> _WHAT YOU SHOULD DO_
Skip the pictures and repeat each line of the data exactly.
— Begin DATASET SECTION —
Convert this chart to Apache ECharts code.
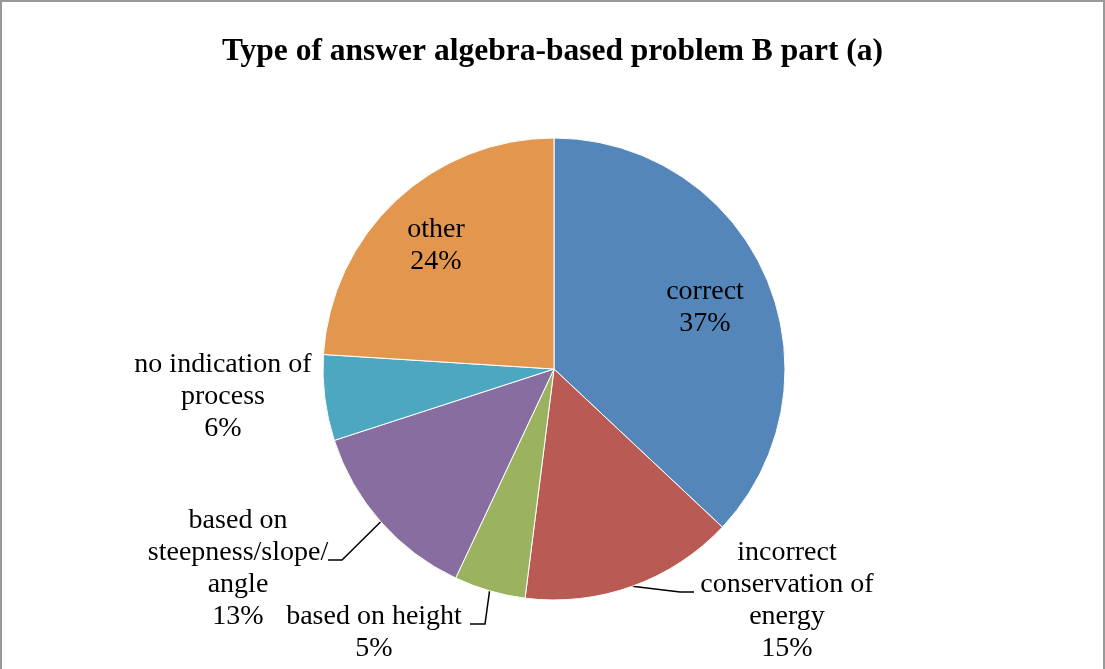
<!DOCTYPE html>
<html>
<head>
<meta charset="utf-8">
<script src="https://cdn.jsdelivr.net/npm/echarts@6/dist/echarts.min.js"></script>
<style>
html,body{margin:0;padding:0;background:#fff;}
#c{position:absolute;left:0;top:0;width:1105px;height:669px;box-sizing:border-box;border-left:2px solid #999;border-top:2px solid #999;border-right:2px solid #999;}
</style>
</head>
<body>
<div id="c"></div>
<script>
const titleText = 'Type of answer algebra-based problem B part (a)';
const categories = ['correct', 'incorrect\nconservation of\nenergy', 'based on height', 'based on\nsteepness/slope/\nangle', 'no indication of\nprocess', 'other'];
const values = [37, 15, 5, 13, 6, 24];
const colors = ['#5586B9', '#B95B54', '#9BB35E', '#876DA0', '#4EA7C0', '#E3974E'];
const insideLabel = [true, false, false, false, false, true];
const showLeader = [false, true, true, true, false, false];
// label block centres (px)
const labelPos = [[703, 306], [785, 599], [372, 631], [236, 567], [221, 395], [434, 244]];
// leader-line bend and end points (px)
const leaderPts = [null, [[678, 590], [692, 590]], [[483, 622], [468, 622]], [[340, 558], [326, 558]], null, null];

const chart = echarts.init(document.getElementById('c'), null, {renderer: 'canvas'});
const data = categories.map((name, i) => ({
  name: name,
  value: values[i],
  itemStyle: {color: colors[i]},
  label: {position: insideLabel[i] ? 'inside' : 'outside'},
  labelLine: {show: showLeader[i]}
}));

chart.setOption({
  animation: false,
  title: {
    text: titleText,
    left: 'center',
    top: 29,
    textStyle: {fontFamily: 'Liberation Serif', fontWeight: 'bold', fontSize: 31.5, color: '#000'}
  },
  series: [{
    type: 'pie',
    center: [552, 367],
    radius: 231,
    startAngle: 90,
    clockwise: true,
    data: data,
    itemStyle: {borderColor: '#fff', borderWidth: 1},
    label: {
      formatter: p => p.name + '\n' + p.percent.toFixed(0) + '%',
      fontFamily: 'Liberation Serif',
      fontSize: 28,
      lineHeight: 32,
      color: '#000',
      align: 'center'
    },
    labelLine: {lineStyle: {color: '#000', width: 1.5}, length: 20, length2: 20},
    labelLayout: function (params) {
      const i = params.dataIndex;
      const p = labelPos[i];
      const res = {x: p[0], y: p[1], align: 'center', verticalAlign: 'middle'};
      if (leaderPts[i] && params.labelLinePoints) {
        res.labelLinePoints = [params.labelLinePoints[0]].concat(leaderPts[i]);
      }
      return res;
    },
    emphasis: {disabled: true}
  }]
});
</script>
</body>
</html>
— End DATASET SECTION —
> _WRITTEN SOLUTION_
Convert this chart to Apache ECharts code.
<!DOCTYPE html>
<html>
<head>
<meta charset="utf-8">
<script src="https://cdn.jsdelivr.net/npm/echarts@6/dist/echarts.min.js"></script>
<style>
html,body{margin:0;padding:0;background:#fff;}
#c{position:absolute;left:0;top:0;width:1105px;height:669px;box-sizing:border-box;border-left:2px solid #999;border-top:2px solid #999;border-right:2px solid #999;}
</style>
</head>
<body>
<div id="c"></div>
<script>
const titleText = 'Type of answer algebra-based problem B part (a)';
const categories = ['correct', 'incorrect\nconservation of\nenergy', 'based on height', 'based on\nsteepness/slope/\nangle', 'no indication of\nprocess', 'other'];
const values = [37, 15, 5, 13, 6, 24];
const colors = ['#5586B9', '#B95B54', '#9BB35E', '#876DA0', '#4EA7C0', '#E3974E'];
const insideLabel = [true, false, false, false, false, true];
const showLeader = [false, true, true, true, false, false];
// label block centres (px)
const labelPos = [[703, 306], [785, 599], [372, 631], [236, 567], [221, 395], [434, 244]];
// leader-line bend and end points (px)
const leaderPts = [null, [[678, 590], [692, 590]], [[483, 622], [468, 622]], [[340, 558], [326, 558]], null, null];

const chart = echarts.init(document.getElementById('c'), null, {renderer: 'canvas'});
const data = categories.map((name, i) => ({
  name: name,
  value: values[i],
  itemStyle: {color: colors[i]},
  label: {position: insideLabel[i] ? 'inside' : 'outside'},
  labelLine: {show: showLeader[i]}
}));

chart.setOption({
  animation: false,
  title: {
    text: titleText,
    left: 'center',
    top: 29,
    textStyle: {fontFamily: 'Liberation Serif', fontWeight: 'bold', fontSize: 31.5, color: '#000'}
  },
  series: [{
    type: 'pie',
    center: [552, 367],
    radius: 231,
    startAngle: 90,
    clockwise: true,
    data: data,
    itemStyle: {borderColor: '#fff', borderWidth: 1},
    label: {
      formatter: p => p.name + '\n' + p.percent.toFixed(0) + '%',
      fontFamily: 'Liberation Serif',
      fontSize: 28,
      lineHeight: 32,
      color: '#000',
      align: 'center'
    },
    labelLine: {lineStyle: {color: '#000', width: 1.5}, length: 20, length2: 20},
    labelLayout: function (params) {
      const i = params.dataIndex;
      const p = labelPos[i];
      const res = {x: p[0], y: p[1], align: 'center', verticalAlign: 'middle'};
      if (leaderPts[i] && params.labelLinePoints) {
        res.labelLinePoints = [params.labelLinePoints[0]].concat(leaderPts[i]);
      }
      return res;
    },
    emphasis: {disabled: true}
  }]
});
</script>
</body>
</html>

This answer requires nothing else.